SUPPLIED DATA:
#####
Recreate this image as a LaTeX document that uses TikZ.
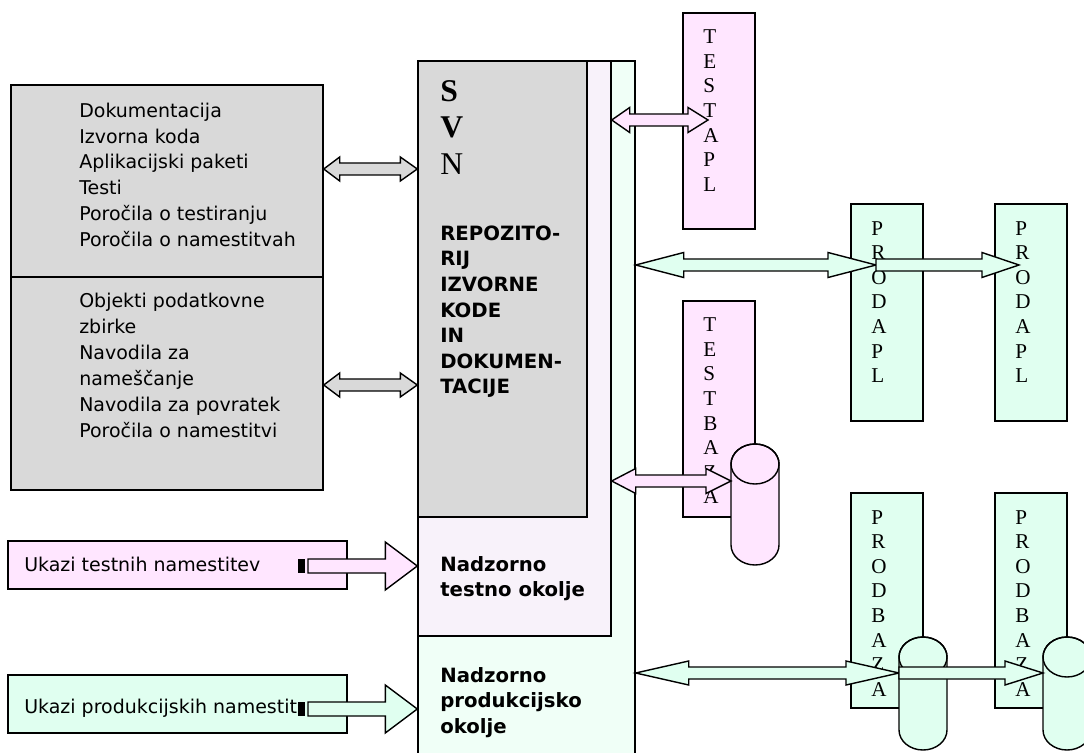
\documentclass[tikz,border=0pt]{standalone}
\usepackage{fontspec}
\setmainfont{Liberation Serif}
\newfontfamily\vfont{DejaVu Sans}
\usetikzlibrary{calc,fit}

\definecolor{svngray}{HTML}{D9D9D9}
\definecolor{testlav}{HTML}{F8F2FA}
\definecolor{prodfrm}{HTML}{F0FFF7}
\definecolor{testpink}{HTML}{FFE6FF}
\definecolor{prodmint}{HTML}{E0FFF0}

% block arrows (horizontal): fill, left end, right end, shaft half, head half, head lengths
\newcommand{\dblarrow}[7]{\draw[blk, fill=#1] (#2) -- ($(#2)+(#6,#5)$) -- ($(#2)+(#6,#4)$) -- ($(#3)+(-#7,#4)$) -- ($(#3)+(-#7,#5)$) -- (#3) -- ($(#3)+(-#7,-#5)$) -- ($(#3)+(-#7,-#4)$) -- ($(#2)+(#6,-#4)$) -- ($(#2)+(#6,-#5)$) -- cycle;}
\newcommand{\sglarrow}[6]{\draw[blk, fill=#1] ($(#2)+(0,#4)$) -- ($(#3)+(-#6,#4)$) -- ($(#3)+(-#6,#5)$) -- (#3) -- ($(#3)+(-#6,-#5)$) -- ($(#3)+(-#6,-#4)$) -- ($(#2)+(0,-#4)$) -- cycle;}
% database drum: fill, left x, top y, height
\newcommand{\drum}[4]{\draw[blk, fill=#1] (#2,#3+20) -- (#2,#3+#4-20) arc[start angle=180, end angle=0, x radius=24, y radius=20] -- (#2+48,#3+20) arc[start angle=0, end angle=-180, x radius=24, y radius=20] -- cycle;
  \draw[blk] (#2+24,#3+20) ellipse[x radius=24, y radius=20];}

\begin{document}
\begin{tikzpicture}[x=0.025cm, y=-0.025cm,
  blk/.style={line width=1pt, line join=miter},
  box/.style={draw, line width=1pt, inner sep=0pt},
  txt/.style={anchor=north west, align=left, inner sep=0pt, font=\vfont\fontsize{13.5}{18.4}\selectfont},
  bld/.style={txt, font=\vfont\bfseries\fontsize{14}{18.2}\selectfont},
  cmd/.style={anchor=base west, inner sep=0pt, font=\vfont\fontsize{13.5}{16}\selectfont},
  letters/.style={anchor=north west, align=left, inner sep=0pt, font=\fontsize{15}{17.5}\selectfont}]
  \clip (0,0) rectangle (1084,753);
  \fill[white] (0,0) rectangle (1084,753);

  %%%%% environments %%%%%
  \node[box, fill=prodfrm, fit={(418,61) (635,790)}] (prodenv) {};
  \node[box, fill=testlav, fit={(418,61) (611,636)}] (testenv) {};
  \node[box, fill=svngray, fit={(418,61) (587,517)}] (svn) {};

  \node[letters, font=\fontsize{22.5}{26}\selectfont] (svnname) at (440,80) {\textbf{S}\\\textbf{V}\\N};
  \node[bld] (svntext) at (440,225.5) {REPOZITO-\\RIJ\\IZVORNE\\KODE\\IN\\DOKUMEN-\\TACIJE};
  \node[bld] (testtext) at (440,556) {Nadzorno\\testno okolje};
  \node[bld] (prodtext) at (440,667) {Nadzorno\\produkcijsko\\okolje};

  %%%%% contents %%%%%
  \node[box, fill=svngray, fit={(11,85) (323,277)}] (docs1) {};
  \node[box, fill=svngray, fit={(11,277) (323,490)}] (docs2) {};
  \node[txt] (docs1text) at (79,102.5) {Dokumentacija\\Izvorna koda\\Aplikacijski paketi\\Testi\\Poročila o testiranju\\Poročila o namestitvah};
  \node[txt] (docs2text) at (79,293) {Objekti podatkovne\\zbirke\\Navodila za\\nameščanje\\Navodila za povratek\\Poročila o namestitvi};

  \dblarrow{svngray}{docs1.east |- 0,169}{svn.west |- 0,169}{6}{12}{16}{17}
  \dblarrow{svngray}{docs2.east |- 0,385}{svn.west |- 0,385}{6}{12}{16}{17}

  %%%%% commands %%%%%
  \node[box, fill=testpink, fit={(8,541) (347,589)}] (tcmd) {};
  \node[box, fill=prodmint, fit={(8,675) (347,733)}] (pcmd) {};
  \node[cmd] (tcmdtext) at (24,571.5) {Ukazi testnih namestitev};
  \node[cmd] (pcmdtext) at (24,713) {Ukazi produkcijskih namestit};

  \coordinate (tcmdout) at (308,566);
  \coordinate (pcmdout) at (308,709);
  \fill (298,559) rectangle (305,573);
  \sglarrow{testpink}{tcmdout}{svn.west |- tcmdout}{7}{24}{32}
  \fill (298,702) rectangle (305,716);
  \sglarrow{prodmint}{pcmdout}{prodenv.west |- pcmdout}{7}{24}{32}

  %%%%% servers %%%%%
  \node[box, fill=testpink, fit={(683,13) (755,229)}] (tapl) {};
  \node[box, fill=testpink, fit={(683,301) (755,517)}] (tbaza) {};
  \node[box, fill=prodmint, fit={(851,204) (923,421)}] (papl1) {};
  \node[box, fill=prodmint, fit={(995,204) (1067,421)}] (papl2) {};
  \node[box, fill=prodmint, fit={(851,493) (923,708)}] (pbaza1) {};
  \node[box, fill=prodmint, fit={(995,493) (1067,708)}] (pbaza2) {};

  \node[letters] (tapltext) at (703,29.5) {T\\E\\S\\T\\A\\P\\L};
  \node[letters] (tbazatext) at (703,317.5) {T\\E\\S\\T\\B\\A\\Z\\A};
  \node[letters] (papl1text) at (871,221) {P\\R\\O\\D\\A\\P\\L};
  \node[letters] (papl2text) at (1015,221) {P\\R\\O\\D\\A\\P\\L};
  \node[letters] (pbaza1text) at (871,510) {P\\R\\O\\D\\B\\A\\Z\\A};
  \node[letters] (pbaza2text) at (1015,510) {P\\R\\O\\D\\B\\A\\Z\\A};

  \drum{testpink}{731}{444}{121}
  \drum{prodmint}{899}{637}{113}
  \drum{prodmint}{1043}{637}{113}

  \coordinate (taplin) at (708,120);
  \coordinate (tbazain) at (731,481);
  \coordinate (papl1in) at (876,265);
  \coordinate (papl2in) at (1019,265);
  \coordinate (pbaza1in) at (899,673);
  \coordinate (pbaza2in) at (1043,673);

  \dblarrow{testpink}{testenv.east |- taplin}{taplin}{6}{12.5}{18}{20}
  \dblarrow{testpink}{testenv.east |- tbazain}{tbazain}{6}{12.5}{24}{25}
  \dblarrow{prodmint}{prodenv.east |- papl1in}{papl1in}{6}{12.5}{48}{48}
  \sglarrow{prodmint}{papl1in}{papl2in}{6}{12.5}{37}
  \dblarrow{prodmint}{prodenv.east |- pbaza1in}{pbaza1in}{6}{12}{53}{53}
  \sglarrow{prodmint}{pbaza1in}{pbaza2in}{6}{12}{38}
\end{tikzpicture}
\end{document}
#####
WHAT IS ASKED: Restate only the lines running from the start of the material above through the line containing "ellipse[x radius=24, y", ends included. No pictures.

FINISHED EXERCISE:
Recreate this image as a LaTeX document that uses TikZ.
\documentclass[tikz,border=0pt]{standalone}
\usepackage{fontspec}
\setmainfont{Liberation Serif}
\newfontfamily\vfont{DejaVu Sans}
\usetikzlibrary{calc,fit}

\definecolor{svngray}{HTML}{D9D9D9}
\definecolor{testlav}{HTML}{F8F2FA}
\definecolor{prodfrm}{HTML}{F0FFF7}
\definecolor{testpink}{HTML}{FFE6FF}
\definecolor{prodmint}{HTML}{E0FFF0}

% block arrows (horizontal): fill, left end, right end, shaft half, head half, head lengths
\newcommand{\dblarrow}[7]{\draw[blk, fill=#1] (#2) -- ($(#2)+(#6,#5)$) -- ($(#2)+(#6,#4)$) -- ($(#3)+(-#7,#4)$) -- ($(#3)+(-#7,#5)$) -- (#3) -- ($(#3)+(-#7,-#5)$) -- ($(#3)+(-#7,-#4)$) -- ($(#2)+(#6,-#4)$) -- ($(#2)+(#6,-#5)$) -- cycle;}
\newcommand{\sglarrow}[6]{\draw[blk, fill=#1] ($(#2)+(0,#4)$) -- ($(#3)+(-#6,#4)$) -- ($(#3)+(-#6,#5)$) -- (#3) -- ($(#3)+(-#6,-#5)$) -- ($(#3)+(-#6,-#4)$) -- ($(#2)+(0,-#4)$) -- cycle;}
% database drum: fill, left x, top y, height
\newcommand{\drum}[4]{\draw[blk, fill=#1] (#2,#3+20) -- (#2,#3+#4-20) arc[start angle=180, end angle=0, x radius=24, y radius=20] -- (#2+48,#3+20) arc[start angle=0, end angle=-180, x radius=24, y radius=20] -- cycle;
  \draw[blk] (#2+24,#3+20) ellipse[x radius=24, y radius=20];}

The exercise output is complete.